ETHIOPIA: British Council launches development web site
The British Council, in conjunction with the Christian Relief and
Development Association (CRDA), and umbrella group of NGOs and faith-based
organisations working in Ethiopia, on Tuesday launched a web-based gateway
to development information on Ethiopia, a British Council information
officer told IRIN. Genet Awlachew told IRIN on Wednesday that the
Development Information Network (or DEVINET) web site, as the network is
to be known, is on-line and already "disseminating information that is
crucial to decision makers".
Following on from the successful implementation of a similar initiative by
the British Council in India, the Indev project, DEVINET seeks to
establish a database of the experiences and activities of local
development organisations to help facilitate operations, avoid
duplications and, where possible, improve efficiency.
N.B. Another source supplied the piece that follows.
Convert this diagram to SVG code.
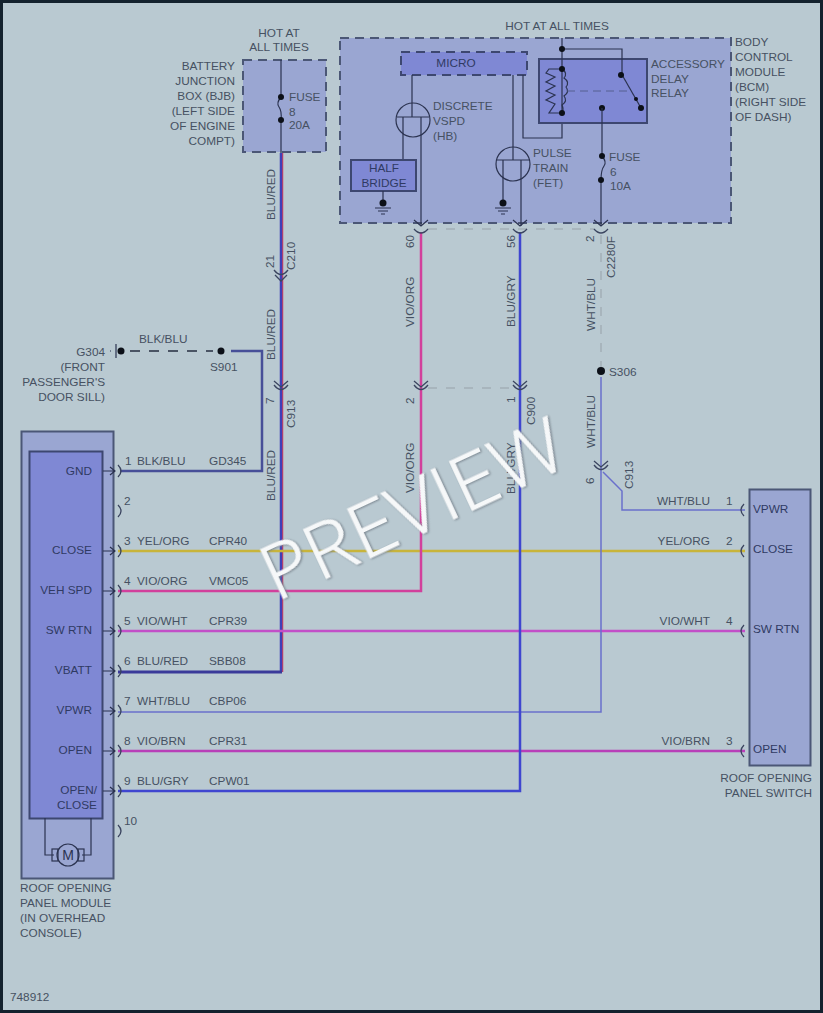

DEVINET will aim to
encourage communication and information sharing between NGOs.
"In this way NGOs can network themselves in a better way so that they can
share experiences on development issues, create partnerships to achieve
common goals and avoid duplications," said Awlachew. Amongst other
services, DEVINET will provide directories of NGOs working in Ethiopia,
their existing development projects, research undertakings and outcomes.
[For more information, go to www.devinet.org]
DJIBOUTI: Border with Somaliland reopened
The government of Djibouti has reopened its common border with the
self-declared Republic of Somaliland, northwestern Somalia, a senior
Djibouti official told IRIN on Monday. "The border has been opened with
northern regions of Somalia," said the official. This followed the
fulfilment by the Somaliland authorities of agreements reached in October,
he said. The provisions of the October agreements included the ending of
hostile propaganda. "They have fulfilled their sideof the bargain, and we
are now reciprocating." A Somaliland official confirmed to IRIN that the
common border had been "open since Sunday". The border was closed by the
Djibouti government in April.
Relations between the two sides soured following Djibouti's hosting of
last year's Somali peace talks, which led to the establishment of the
Transitional National Government (TNG). The Somaliland administration
boycotted the talks, accusing Djibouti of interfering in Somalia's
internal affairs. The Djibouti official insisted that Djibouti had not
changed its policy of supporting the TNG and favouring Somali unity in
general. "We have made no compromises in this regard, and our friends in
Hargeysa know it." Hargeysa is the capital of Somaliland.